De nos jours, l’appel à la légitimité historique n’a plus cours, la génération des héros de guerre et des luttes pour l’indépendance nationale s’étant éteinte. Mais quelques hommes politiques de notre temps tentent, avec quelques succès d’ailleurs, de lui substituer une forme de légitimité empruntée à ce que Bourdieu appelle le «capital symbolique». Bien que le concept ait été formulé pour «désigner le fait que la disposition de capital (économique ou culturel) fournit à celui qui le possède une crédibilité, une surface, une autorité qui lui permettent de disposer d’atouts maîtres pour accéder à une position sociale acceptée et reconnue par les autres», son application abrupte au champ politique se banalise. Les élections ne servent dans ce cas qu’à légaliser un césarisme de fait et le capital symbolique se transforme, malgré lui, en soutien apocryphe du populisme.
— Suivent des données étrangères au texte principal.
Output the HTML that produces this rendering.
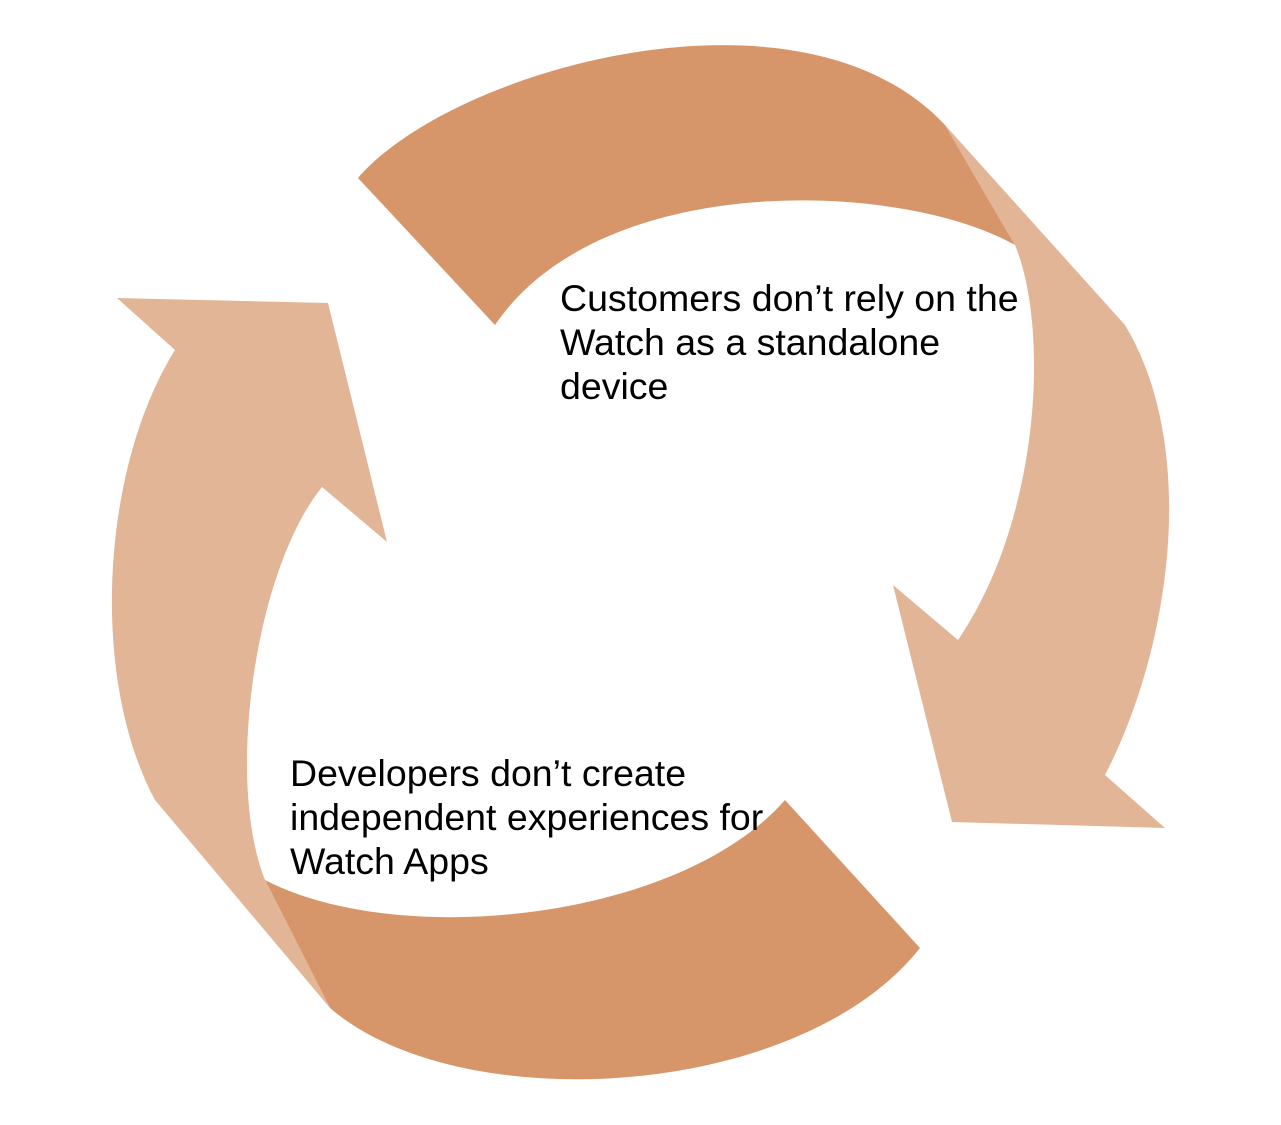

Face à la faiblesse inquiétante des taux de participation aux élections et à la dégradation continue de la démocratie représentative, les hommes de pouvoir usent de quelques subterfuges, de moins en moins rationnels, de plus en plus irrespectueux du suffrage universel. Pour ce faire, ils mobilisent une vox populi en haine contre l’intelligentsia et les corps intermédiaires et s’octroient des pouvoirs que nulle constitution ne prévoyait. Le magistère qu’ils usurpent ainsi ne connaît plus de limites, plus de freins, plus de tempérance. C’est ce que l’on observe dans un pays démocratique tel que les Etats-Unis d’Amérique de Trump, mais aussi ailleurs dans le monde. Le capital symbolique en politique s’y présente comme le remède miracle à la crise de la représentativité électorale.
André Malraux disait que «le XXIe siècle sera religieux ou ne sera pas». Il ne s’est peut-être pas trompé de diagnostic, sauf qu’il s’est manifestement trompé de prédiction. Il ne s’agit plus pour l’heure «d’y intégrer les dieux» selon ses mots, mais d’y déifier leurs mortelles créatures. Mystérieux et immatériel au fond, le capital symbolique sert d’onction quasi divine à l’instauration de régimes politiques a-démocratiques. C’est d’autant plus problématique pour l’avenir de la démocratie que le capital symbolique ne repose finalement que sur une alchimie éphémère et inintelligible entre «un émetteur, souvent collectif, et un récepteur, le plus souvent individuel».